Irène was born in Kiev in Russia, of Jewish parents. Her father Leonid was a businessman and mother Anna was a vain, pleasure-loving woman, who paid her little attention. The family spent their winters in France and Irène was often left in a hotel with her governess. They survived the 1905 Kiev pogrom, which resulted in 8,000 Jews being slaughtered and 200,000 sent into exile.

Like her moneyed parents, Irène feared the ghetto and despised its inhabitants.

The family moved to St Petersburg, where her father was a successful banker, until the Russian Revolution forced them to leave for Finland, where they survived the brief civil war before heading to the land of their winter sojourns.

The Némirovskys were typical of those plutocratic Russian Jews who spent the years between the wars haunting the hotels of Biarritz. This milieu formed the backdrop to Némirovsky’s first published novel David Golder (1929), a portrait of a dynamic Jewish tycoon in his decline.

Like her moneyed parents, Irène feared the ghetto and despised its inhabitants but at the same time despised her own spiritually impoverished class of Jew.

Indeed she was a harsh judge of all humans. This biography is excellent at explaining Némirovsky’s process of literary creation and her psychological wounds. She drew on her resentment towards her parents so that her hated mother appears time and again in different guises and her father almost as frequently, though he is portrayed with detached scorn. She married another refugee Russian Jew, Michel Epstein, a bank employee.

The authors have painstakingly married up the links between the fictional masks and the tortured life of this most autobiographical of novelists. They convey the different atmospheres with great skill, whether it be the oppressive provincialism of Kiev and Odessa in the 1900s, a feverish St Petersburg on the eve of revolution, Paris in the decadent Twenties or the impending sense of doom of the Thirties when anyone wanting to take part in French literary life had to make tacit accommodations with anti-Semites, xenophobes and fascists-in-waiting.

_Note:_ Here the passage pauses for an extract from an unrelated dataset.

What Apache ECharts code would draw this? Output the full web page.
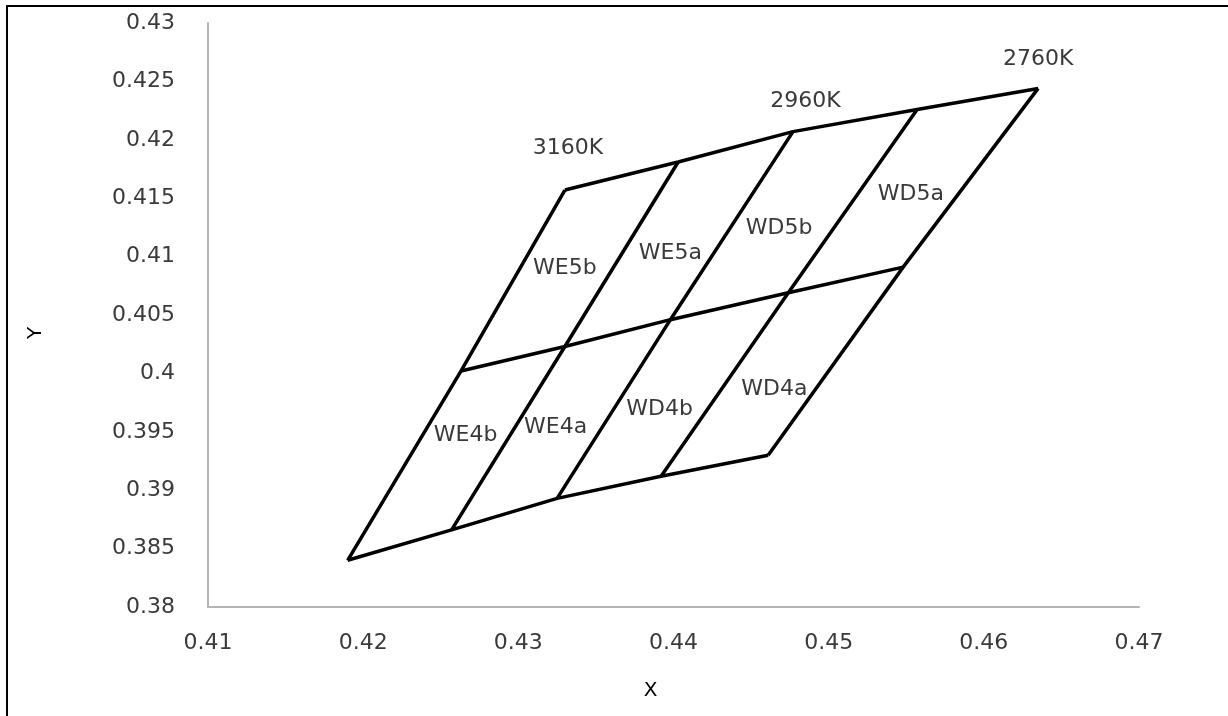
<!DOCTYPE html>
<html>
<head>
<meta charset="utf-8">
<script src="https://cdn.jsdelivr.net/npm/echarts@6/dist/echarts.min.js"></script>
<style>
  html, body { margin: 0; padding: 0; overflow: hidden; background: #fff; }
  #frame { position: absolute; left: 6px; top: 5px; width: 1400px; height: 900px; border: 2px solid #000; }
  #chart { position: absolute; left: 0; top: 0; width: 1228px; height: 716px; }
</style>
</head>
<body>
<div id="frame"></div>
<div id="chart"></div>
<script>
// vertices of the quadrangle grid, left to right, [x, y]
const rowBottom = [[0.4190, 0.3840], [0.4257, 0.3866], [0.4325, 0.3893], [0.4392, 0.3912], [0.4461, 0.3930]]
const rowMiddle = [[0.4263, 0.4002], [0.4330, 0.4023], [0.4398, 0.4046], [0.4474, 0.4069], [0.4548, 0.4091]]
const rowTop = [[0.4330, 0.4157], [0.4403, 0.4181], [0.4477, 0.4207], [0.4557, 0.4226], [0.4635, 0.4244]]

// text placed inside the chart
const labelNames = ['3160K', '2960K', '2760K', 'WE5b', 'WE5a', 'WD5b', 'WD5a', 'WE4b', 'WE4a', 'WD4b', 'WD4a']
const labelX = [0.4332, 0.4485, 0.4635, 0.4330, 0.4398, 0.4468, 0.4553, 0.4266, 0.4324, 0.4391, 0.4465]
const labelY = [0.4193, 0.4233, 0.4269, 0.4090, 0.4103, 0.4124, 0.4153, 0.3947, 0.3954, 0.3969, 0.3986]

const xTicks = {min: 0.41, max: 0.47, interval: 0.01}
const yTicks = {min: 0.38, max: 0.43, interval: 0.005}

const font = 'DejaVu Sans'
const textColor = '#3a3a3a'
const fontSize = 22

const lines = [rowBottom, rowMiddle, rowTop]
for (let i = 0; i < rowBottom.length; i++) {
  lines.push([rowBottom[i], rowMiddle[i], rowTop[i]])
}

const series = lines.map(pts => ({
  type: 'line',
  data: pts,
  symbol: 'none',
  silent: true,
  lineStyle: {color: '#000', width: 3.5},
}))

series.push({
  type: 'scatter',
  symbolSize: 0,
  silent: true,
  itemStyle: {opacity: 1},
  data: labelNames.map((n, i) => ({name: n, value: [labelX[i], labelY[i]]})),
  label: {
    show: true,
    position: 'inside',
    formatter: p => p.name,
    fontFamily: font,
    fontSize: fontSize,
    color: textColor,
  },
})

const chart = echarts.init(document.getElementById('chart'))
chart.setOption({
  animation: false,
  grid: {left: 208, right: 89, top: 23, bottom: 109, outerBoundsMode: 'none'},
  xAxis: {
    type: 'value',
    min: xTicks.min,
    max: xTicks.max,
    interval: xTicks.interval,
    name: 'X',
    nameLocation: 'middle',
    nameGap: 74,
    nameTextStyle: {fontFamily: font, fontSize: 20, color: '#000', padding: [0, 46, 0, 0]},
    axisLine: {lineStyle: {color: '#b4b4b4', width: 2}},
    axisTick: {show: false},
    splitLine: {show: false},
    axisLabel: {fontFamily: font, fontSize: fontSize, color: textColor, margin: 25},
  },
  yAxis: {
    type: 'value',
    min: yTicks.min,
    max: yTicks.max,
    interval: yTicks.interval,
    name: 'Y',
    nameLocation: 'middle',
    nameRotate: 90,
    nameGap: 162,
    nameTextStyle: {fontFamily: font, fontSize: 20, color: '#000', padding: [0, 36, 0, 0]},
    axisLine: {show: true, lineStyle: {color: '#b4b4b4', width: 2}},
    axisTick: {show: false},
    splitLine: {show: false},
    axisLabel: {fontFamily: font, fontSize: fontSize, color: textColor, margin: 33},
  },
  series: series,
})
</script>
</body>
</html>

Némirovsky tried in vain to become a French citizen. She converted to Roman Catholicism but it did not save her from arrest as a Jew in 1943.

She emerges from this moving biography as someone who continued to exorcise her unhappy childhood in fiction, who at first embodied the spiritual plight of the deracinated Russian Jew but who worked ceaselessly to support her underpaid husband and beloved children and who finally came to produce a masterpiece about French suffering in which no Jewish character appeared.